• **DATA EXCERPT**:
## Start

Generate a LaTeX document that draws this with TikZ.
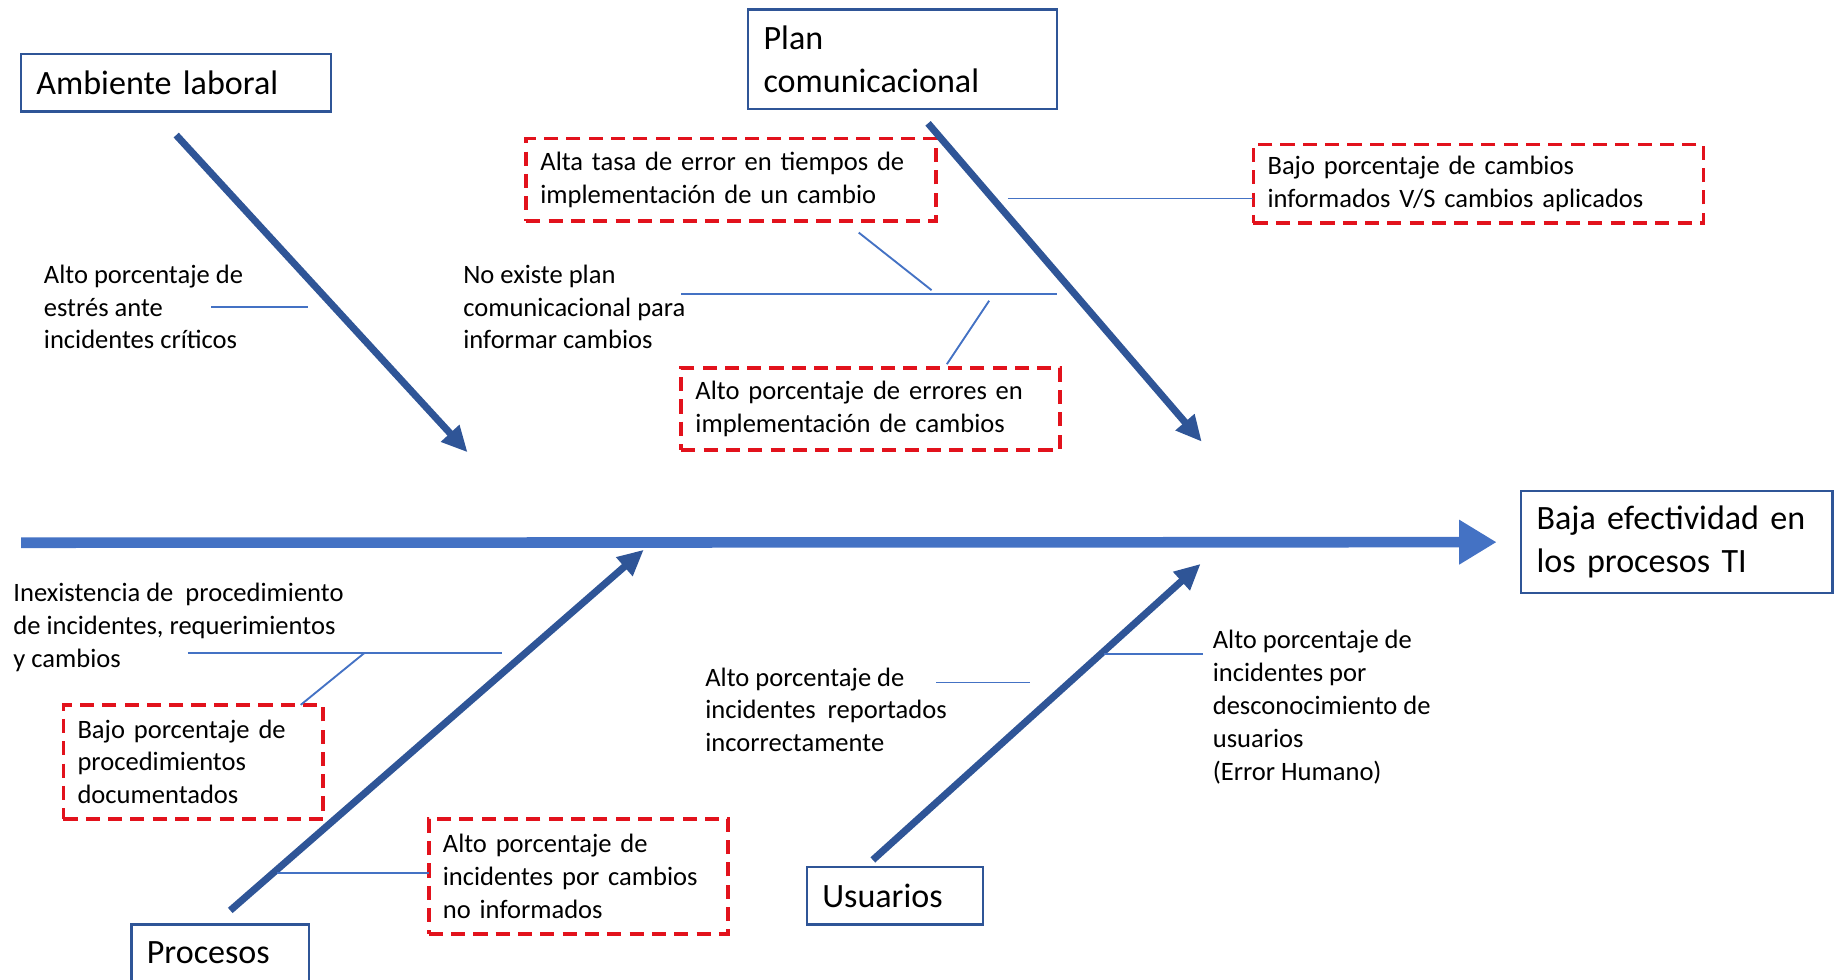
\documentclass[tikz,border=0pt]{standalone}
\usepackage{fontspec}
\setmainfont{Carlito}
\usepackage{tikz}
\usetikzlibrary{arrows.meta,positioning}
\definecolor{boxblue}{RGB}{47,85,151}
\definecolor{spineblue}{RGB}{68,114,196}
\definecolor{causered}{RGB}{226,18,28}

\begin{document}
\begin{tikzpicture}[x=0.5pt,y=-0.5pt]
\tikzset{catnode/.style={draw=boxblue,line width=1pt,inner xsep=6.5pt,inner ysep=0pt,align=left,font=\fontsize{14.5pt}{18.5pt}\selectfont},
causenode/.style={draw=causered,line width=1.6pt,dash pattern=on 6pt off 3.5pt,inner xsep=6pt,inner ysep=0pt,align=left,font=\fontsize{11.3pt}{14pt}\selectfont},
causelabel/.style={inner sep=0pt,align=left,anchor=base west,font=\fontsize{11.3pt}{14pt}\selectfont},
spine/.style={line width=4.5pt,spineblue,-{Triangle[length=16pt,width=18pt]}},
bone/.style={line width=3pt,boxblue,-{Triangle[length=11pt,width=10pt]}},
twig/.style={line width=0.8pt,spineblue}}

\useasboundingbox (0,0) rectangle (1568,834);

%% Categories and effect
\node (amb) [catnode,text width=119pt,minimum height=24.5pt] at (150,70.5) {Ambiente laboral};
\node (plan) [catnode,text width=118.5pt,minimum height=42.5pt] at (768.5,50.5) {Plan\\comunicacional};
\node (eff) [catnode,text width=119.5pt,minimum height=43.5pt] at (1427.5,461.5) {Baja efectividad en\\los procesos TI};
\node (proc) [catnode,text width=62.5pt,minimum height=24pt] at (187.5,811) {Procesos};
\node (usr) [catnode,text width=62pt,minimum height=24.5pt] at (762,762.5) {Usuarios};

%% Causes (dashed)
\node (c1) [causenode,text width=162.5pt,minimum height=35pt] at (622.5,153) {Alta tasa de error en tiempos de\\implementación de un cambio};
\node (c2) [causenode,text width=149pt,minimum height=35pt] at (741,348) {Alto porcentaje de errores en\\implementación de cambios};
\node (c3) [causenode,text width=179.5pt,minimum height=33.5pt] at (1258.5,156.5) {Bajo porcentaje de cambios\\informados V/S cambios aplicados};
\node (c4) [causenode,text width=98.5pt,minimum height=48.5pt] at (164.5,648.5) {Bajo porcentaje de\\procedimientos\\documentados};
\node (c5) [causenode,text width=115.5pt,minimum height=49pt] at (492.5,746) {Alto porcentaje de\\incidentes por cambios\\no informados};

%% Causes (plain), placed by the baseline of their last line
\node (l1) [causelabel] at (37,297) {Alto porcentaje de\\estrés ante\\incidentes críticos};
\node (l2) [causelabel] at (394,297) {No existe plan\\comunicacional para\\informar cambios};
\node (l3) [causelabel] at (11,568) {Inexistencia de~ procedimiento\\de incidentes, requerimientos\\y cambios};
\node (l4) [causelabel] at (600,640) {Alto porcentaje de\\incidentes~ reportados\\incorrectamente};
\node (l5) [causelabel] at (1032,664) {Alto porcentaje de\\incidentes por\\desconocimiento de\\usuarios\\(Error Humano)};

%% Bone ends
\coordinate (s0) at (18,462);
\coordinate (b0) at (150,115);
\coordinate (b0t) at (398,385);
\coordinate (b1) at (790,105);
\coordinate (b1t) at (1023,376);
\coordinate (b2) at (196,775);
\coordinate (b2t) at (548,468);
\coordinate (b3) at (743,732);
\coordinate (b3t) at (1022,480);

%% Twig ends
\coordinate (t1a) at (180,261);  \coordinate (t1b) at (262,261);
\coordinate (t2a) at (580,250);  \coordinate (t2b) at (900,250);
\coordinate (t3a) at (731,198);  \coordinate (t3b) at (793,247);
\coordinate (t4a) at (842,256);  \coordinate (t4b) at (806,310);
\coordinate (t5a) at (858,169);  \coordinate (t5b) at (1067,169);
\coordinate (t6a) at (160,556);  \coordinate (t6b) at (427,556);
\coordinate (t7a) at (310,556);  \coordinate (t7b) at (256,600);
\coordinate (t8a) at (236,743);  \coordinate (t8b) at (365,743);
\coordinate (t9a) at (797,581);  \coordinate (t9b) at (877,581);
\coordinate (t10a) at (940,557); \coordinate (t10b) at (1024,557);

%% Edges
\draw[spine,shorten >=10pt] (s0) -- (eff.west);
\foreach \u/\v in {b0/b0t, b1/b1t, b2/b2t, b3/b3t} \draw[bone] (\u) -- (\v);
\foreach \u/\v in {t1a/t1b, t2a/t2b, t3a/t3b, t4a/t4b, t5a/t5b, t6a/t6b, t7a/t7b, t8a/t8b, t9a/t9b, t10a/t10b} \draw[twig] (\u) -- (\v);

\end{tikzpicture}
\end{document}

## End

• **TO BE DONE**:
Without including any picture, repeat the data exactly.

• **RESPONSE TO THE EXERCISE**:
Generate a LaTeX document that draws this with TikZ.
\documentclass[tikz,border=0pt]{standalone}
\usepackage{fontspec}
\setmainfont{Carlito}
\usepackage{tikz}
\usetikzlibrary{arrows.meta,positioning}
\definecolor{boxblue}{RGB}{47,85,151}
\definecolor{spineblue}{RGB}{68,114,196}
\definecolor{causered}{RGB}{226,18,28}

\begin{document}
\begin{tikzpicture}[x=0.5pt,y=-0.5pt]
\tikzset{catnode/.style={draw=boxblue,line width=1pt,inner xsep=6.5pt,inner ysep=0pt,align=left,font=\fontsize{14.5pt}{18.5pt}\selectfont},
causenode/.style={draw=causered,line width=1.6pt,dash pattern=on 6pt off 3.5pt,inner xsep=6pt,inner ysep=0pt,align=left,font=\fontsize{11.3pt}{14pt}\selectfont},
causelabel/.style={inner sep=0pt,align=left,anchor=base west,font=\fontsize{11.3pt}{14pt}\selectfont},
spine/.style={line width=4.5pt,spineblue,-{Triangle[length=16pt,width=18pt]}},
bone/.style={line width=3pt,boxblue,-{Triangle[length=11pt,width=10pt]}},
twig/.style={line width=0.8pt,spineblue}}

\useasboundingbox (0,0) rectangle (1568,834);

%% Categories and effect
\node (amb) [catnode,text width=119pt,minimum height=24.5pt] at (150,70.5) {Ambiente laboral};
\node (plan) [catnode,text width=118.5pt,minimum height=42.5pt] at (768.5,50.5) {Plan\\comunicacional};
\node (eff) [catnode,text width=119.5pt,minimum height=43.5pt] at (1427.5,461.5) {Baja efectividad en\\los procesos TI};
\node (proc) [catnode,text width=62.5pt,minimum height=24pt] at (187.5,811) {Procesos};
\node (usr) [catnode,text width=62pt,minimum height=24.5pt] at (762,762.5) {Usuarios};

%% Causes (dashed)
\node (c1) [causenode,text width=162.5pt,minimum height=35pt] at (622.5,153) {Alta tasa de error en tiempos de\\implementación de un cambio};
\node (c2) [causenode,text width=149pt,minimum height=35pt] at (741,348) {Alto porcentaje de errores en\\implementación de cambios};
\node (c3) [causenode,text width=179.5pt,minimum height=33.5pt] at (1258.5,156.5) {Bajo porcentaje de cambios\\informados V/S cambios aplicados};
\node (c4) [causenode,text width=98.5pt,minimum height=48.5pt] at (164.5,648.5) {Bajo porcentaje de\\procedimientos\\documentados};
\node (c5) [causenode,text width=115.5pt,minimum height=49pt] at (492.5,746) {Alto porcentaje de\\incidentes por cambios\\no informados};

%% Causes (plain), placed by the baseline of their last line
\node (l1) [causelabel] at (37,297) {Alto porcentaje de\\estrés ante\\incidentes críticos};
\node (l2) [causelabel] at (394,297) {No existe plan\\comunicacional para\\informar cambios};
\node (l3) [causelabel] at (11,568) {Inexistencia de~ procedimiento\\de incidentes, requerimientos\\y cambios};
\node (l4) [causelabel] at (600,640) {Alto porcentaje de\\incidentes~ reportados\\incorrectamente};
\node (l5) [causelabel] at (1032,664) {Alto porcentaje de\\incidentes por\\desconocimiento de\\usuarios\\(Error Humano)};

%% Bone ends
\coordinate (s0) at (18,462);
\coordinate (b0) at (150,115);
\coordinate (b0t) at (398,385);
\coordinate (b1) at (790,105);
\coordinate (b1t) at (1023,376);
\coordinate (b2) at (196,775);
\coordinate (b2t) at (548,468);
\coordinate (b3) at (743,732);
\coordinate (b3t) at (1022,480);

%% Twig ends
\coordinate (t1a) at (180,261);  \coordinate (t1b) at (262,261);
\coordinate (t2a) at (580,250);  \coordinate (t2b) at (900,250);
\coordinate (t3a) at (731,198);  \coordinate (t3b) at (793,247);
\coordinate (t4a) at (842,256);  \coordinate (t4b) at (806,310);
\coordinate (t5a) at (858,169);  \coordinate (t5b) at (1067,169);
\coordinate (t6a) at (160,556);  \coordinate (t6b) at (427,556);
\coordinate (t7a) at (310,556);  \coordinate (t7b) at (256,600);
\coordinate (t8a) at (236,743);  \coordinate (t8b) at (365,743);
\coordinate (t9a) at (797,581);  \coordinate (t9b) at (877,581);
\coordinate (t10a) at (940,557); \coordinate (t10b) at (1024,557);

%% Edges
\draw[spine,shorten >=10pt] (s0) -- (eff.west);
\foreach \u/\v in {b0/b0t, b1/b1t, b2/b2t, b3/b3t} \draw[bone] (\u) -- (\v);
\foreach \u/\v in {t1a/t1b, t2a/t2b, t3a/t3b, t4a/t4b, t5a/t5b, t6a/t6b, t7a/t7b, t8a/t8b, t9a/t9b, t10a/t10b} \draw[twig] (\u) -- (\v);

\end{tikzpicture}
\end{document}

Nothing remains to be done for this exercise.